Lost in the multitude, I struggle to understand and cope
Thursday, August 14, 2008
I just watched, after a particularly depresing evening, a Stephen Spielberg movie, The Terminal, where Tom Hanks plays Viktor Navorski, who is caught in bureaucratic glitches that make him an "unacceptable", someone who can neither fly back to his country somewhere in East Europe nor can he go out of the terminal into the Big Apple to fulfill his father's wish of completing a tin of papers signed by 57 famous jazz musicians. He has to stay in the terminal for nine months, when he impresses and become friends with everybody in the terminal except the cold and ruthless boss who sees the east European, innocent, non-English speaking Navorski as a potential threat to the way he runs the airport. but Victor remains wise to his traps as well as his machinations and ultimately forces the boss to concede defeat and let him get the one last signature that will complete the set. A run-of-the-mill human interest story in a way, but nonetheless raises certain pertinent questions.
I was talking to a friend just before i switched on the movie and the conversation was largely built around success and its relation to family and human obligations. One aspect on which we both agreed on and I suppose most readers will do the same to was the increasing need of individual space, time and mental preparation to fulfill the challenges urban societies and a globalized reality would throw before us. Ambition is all, and success maketh a woman, or a man, more a man. And when was money more powerful than it is now? And yet, we speak of families, love, affection,bondage? Are not these all old fashiones, reactionary(!) concepts? Are not conversations, relations, friendships made based nothing but on work? Can a moonlit night be a moment to be savoured, silently, without thinking of deadlines? Are not people judging themselves based on which bigshots they are dining with or even better (if sexual orientations allow) sleeping with?
Navorski made me realize that this utterly artificial, selfishly individualistic outlook towards life may be actually damaging to our well being. His cool ways of taking things was diametrically opposite to the highly calculative brains of the Airport boss. But it was the boss who was breaking things, when Naborski stubbornly hung on to his wish to fulfill his father's dying desire - to get the last signature - to fill up that old can of peanuts with the signed papers of 57 great jazz artists. What a simple wish! And Spielberg so daftly keeps it hidden from the audience for most part of the movie,and we keep guessing Navorski's designs and drive ourselves nuts, just like that silly old successful head of JFK Airport, New York.

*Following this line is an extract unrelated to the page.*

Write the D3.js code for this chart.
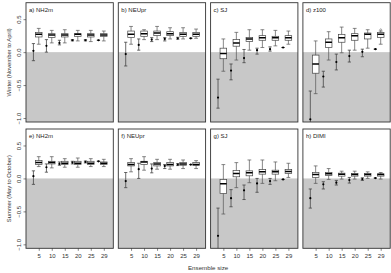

The movie has a number of flaws, but I don't want to get started on that. My literature-spoiled-enriched-crooked-crumpled mind almost made me look at the movie as yet another popular appropriation of the subaltern, and it would have been absolutely easy to can the film using the paradigms of theory. But, just for this once, for a day, let me love, let me admire, let me write simply on Viktor "the goat" Navorski - my saviour for the evening. Now, it is well past midnight, and the computer clock is beckoning me of duties to be done tomorrow, starting at eight in the morning. I might be late, I might oversleep, and I don't really care a hoot. Because this is a moment when I need to write, I have to write. As i am saluting the human spirit, saluting the lovable, clumsy, magnificently human, saluting Viktor Navorski.